● TASK DIRECTIONS: Starting at the first line of the listing below, retype each line up to and including the one that contains "const SILHOUETTE_SIN = 0.062;". Leave pictures out.

● PROVIDED MATERIAL:
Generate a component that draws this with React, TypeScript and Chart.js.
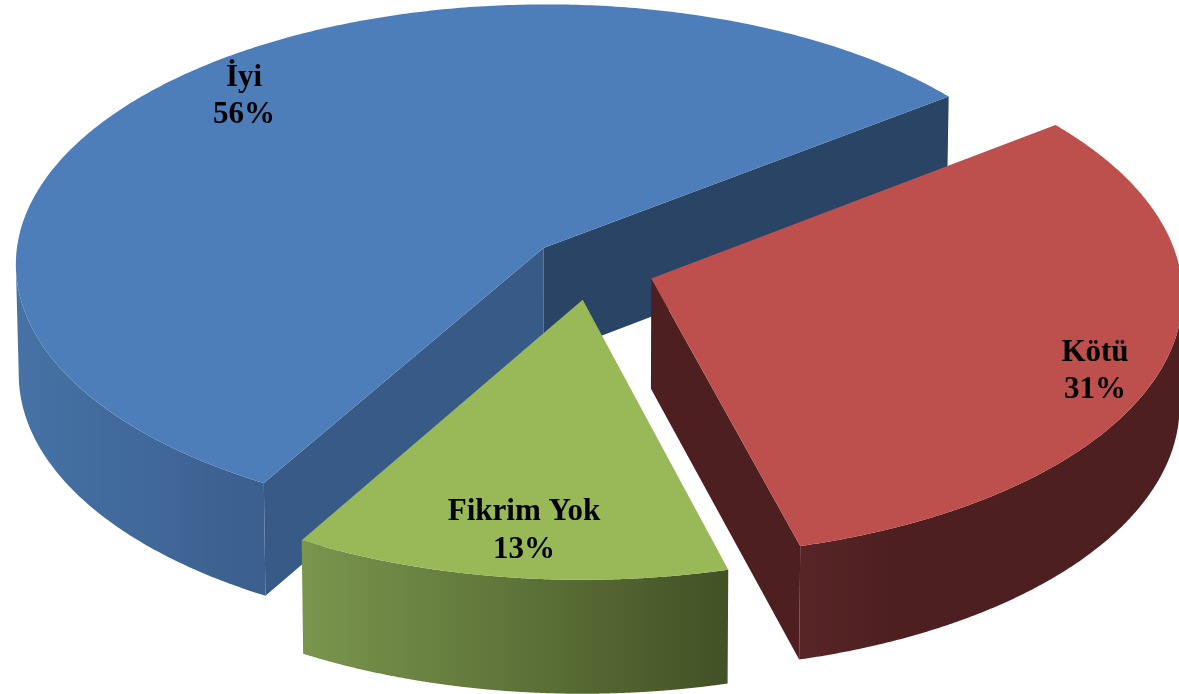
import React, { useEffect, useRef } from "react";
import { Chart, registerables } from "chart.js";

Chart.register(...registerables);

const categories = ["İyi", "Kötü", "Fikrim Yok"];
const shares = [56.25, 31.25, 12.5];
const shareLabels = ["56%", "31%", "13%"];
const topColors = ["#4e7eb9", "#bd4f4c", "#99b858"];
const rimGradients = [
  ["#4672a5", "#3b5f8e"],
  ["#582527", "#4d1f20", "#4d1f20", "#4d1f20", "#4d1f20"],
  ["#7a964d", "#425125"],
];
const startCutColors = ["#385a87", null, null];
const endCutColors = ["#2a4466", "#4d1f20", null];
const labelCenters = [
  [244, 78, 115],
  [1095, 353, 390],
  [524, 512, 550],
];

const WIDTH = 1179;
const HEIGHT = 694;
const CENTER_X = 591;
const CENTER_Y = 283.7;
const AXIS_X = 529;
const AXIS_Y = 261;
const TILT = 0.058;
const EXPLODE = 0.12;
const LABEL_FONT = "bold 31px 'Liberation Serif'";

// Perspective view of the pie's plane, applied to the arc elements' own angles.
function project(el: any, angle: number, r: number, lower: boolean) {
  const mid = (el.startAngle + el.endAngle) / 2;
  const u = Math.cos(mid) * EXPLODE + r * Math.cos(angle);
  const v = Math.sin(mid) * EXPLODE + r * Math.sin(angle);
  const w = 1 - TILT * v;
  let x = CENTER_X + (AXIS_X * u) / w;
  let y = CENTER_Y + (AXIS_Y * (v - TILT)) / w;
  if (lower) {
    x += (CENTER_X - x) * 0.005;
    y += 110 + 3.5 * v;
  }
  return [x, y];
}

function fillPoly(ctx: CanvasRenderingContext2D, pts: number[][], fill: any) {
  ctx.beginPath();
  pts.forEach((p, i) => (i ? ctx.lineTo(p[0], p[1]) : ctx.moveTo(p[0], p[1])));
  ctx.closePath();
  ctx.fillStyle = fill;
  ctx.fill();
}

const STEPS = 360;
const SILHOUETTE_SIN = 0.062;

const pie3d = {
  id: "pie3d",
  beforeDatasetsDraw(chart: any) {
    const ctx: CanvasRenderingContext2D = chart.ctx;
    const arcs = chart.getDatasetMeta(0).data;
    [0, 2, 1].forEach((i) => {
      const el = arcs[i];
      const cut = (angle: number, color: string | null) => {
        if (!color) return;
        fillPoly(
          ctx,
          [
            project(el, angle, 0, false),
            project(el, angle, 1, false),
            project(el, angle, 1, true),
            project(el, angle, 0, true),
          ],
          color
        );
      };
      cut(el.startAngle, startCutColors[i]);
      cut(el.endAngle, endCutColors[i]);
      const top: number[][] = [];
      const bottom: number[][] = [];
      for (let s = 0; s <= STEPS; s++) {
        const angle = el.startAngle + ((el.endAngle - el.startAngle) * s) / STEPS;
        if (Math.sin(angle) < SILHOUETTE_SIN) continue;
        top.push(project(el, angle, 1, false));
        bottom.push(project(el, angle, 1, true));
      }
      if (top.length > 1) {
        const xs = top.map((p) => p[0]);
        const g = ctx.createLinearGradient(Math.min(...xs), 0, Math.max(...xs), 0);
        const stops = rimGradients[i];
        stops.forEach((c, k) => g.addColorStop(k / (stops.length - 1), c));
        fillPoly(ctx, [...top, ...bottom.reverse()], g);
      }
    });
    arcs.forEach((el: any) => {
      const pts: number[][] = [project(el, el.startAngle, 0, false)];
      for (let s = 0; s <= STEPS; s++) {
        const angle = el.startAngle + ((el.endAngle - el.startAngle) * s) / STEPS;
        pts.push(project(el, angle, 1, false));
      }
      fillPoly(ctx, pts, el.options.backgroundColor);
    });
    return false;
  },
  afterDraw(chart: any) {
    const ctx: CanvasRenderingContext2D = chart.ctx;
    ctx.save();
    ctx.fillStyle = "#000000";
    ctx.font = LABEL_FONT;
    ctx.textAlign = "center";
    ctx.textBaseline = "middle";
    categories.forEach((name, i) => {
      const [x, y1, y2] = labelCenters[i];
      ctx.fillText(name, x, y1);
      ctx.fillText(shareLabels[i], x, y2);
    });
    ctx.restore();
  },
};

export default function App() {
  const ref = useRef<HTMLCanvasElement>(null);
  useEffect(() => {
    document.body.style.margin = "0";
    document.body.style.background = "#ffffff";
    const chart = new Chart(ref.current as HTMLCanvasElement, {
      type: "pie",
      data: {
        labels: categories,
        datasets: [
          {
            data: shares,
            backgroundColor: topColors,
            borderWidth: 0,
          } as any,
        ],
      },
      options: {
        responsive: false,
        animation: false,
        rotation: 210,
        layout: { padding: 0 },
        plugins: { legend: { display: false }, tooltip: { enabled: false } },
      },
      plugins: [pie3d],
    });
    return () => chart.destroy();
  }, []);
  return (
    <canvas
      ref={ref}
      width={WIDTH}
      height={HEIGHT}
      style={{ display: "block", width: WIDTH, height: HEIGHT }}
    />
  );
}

● THE RESULT:
Generate a component that draws this with React, TypeScript and Chart.js.
import React, { useEffect, useRef } from "react";
import { Chart, registerables } from "chart.js";

Chart.register(...registerables);

const categories = ["İyi", "Kötü", "Fikrim Yok"];
const shares = [56.25, 31.25, 12.5];
const shareLabels = ["56%", "31%", "13%"];
const topColors = ["#4e7eb9", "#bd4f4c", "#99b858"];
const rimGradients = [
  ["#4672a5", "#3b5f8e"],
  ["#582527", "#4d1f20", "#4d1f20", "#4d1f20", "#4d1f20"],
  ["#7a964d", "#425125"],
];
const startCutColors = ["#385a87", null, null];
const endCutColors = ["#2a4466", "#4d1f20", null];
const labelCenters = [
  [244, 78, 115],
  [1095, 353, 390],
  [524, 512, 550],
];

const WIDTH = 1179;
const HEIGHT = 694;
const CENTER_X = 591;
const CENTER_Y = 283.7;
const AXIS_X = 529;
const AXIS_Y = 261;
const TILT = 0.058;
const EXPLODE = 0.12;
const LABEL_FONT = "bold 31px 'Liberation Serif'";

// Perspective view of the pie's plane, applied to the arc elements' own angles.
function project(el: any, angle: number, r: number, lower: boolean) {
  const mid = (el.startAngle + el.endAngle) / 2;
  const u = Math.cos(mid) * EXPLODE + r * Math.cos(angle);
  const v = Math.sin(mid) * EXPLODE + r * Math.sin(angle);
  const w = 1 - TILT * v;
  let x = CENTER_X + (AXIS_X * u) / w;
  let y = CENTER_Y + (AXIS_Y * (v - TILT)) / w;
  if (lower) {
    x += (CENTER_X - x) * 0.005;
    y += 110 + 3.5 * v;
  }
  return [x, y];
}

function fillPoly(ctx: CanvasRenderingContext2D, pts: number[][], fill: any) {
  ctx.beginPath();
  pts.forEach((p, i) => (i ? ctx.lineTo(p[0], p[1]) : ctx.moveTo(p[0], p[1])));
  ctx.closePath();
  ctx.fillStyle = fill;
  ctx.fill();
}

const STEPS = 360;
const SILHOUETTE_SIN = 0.062;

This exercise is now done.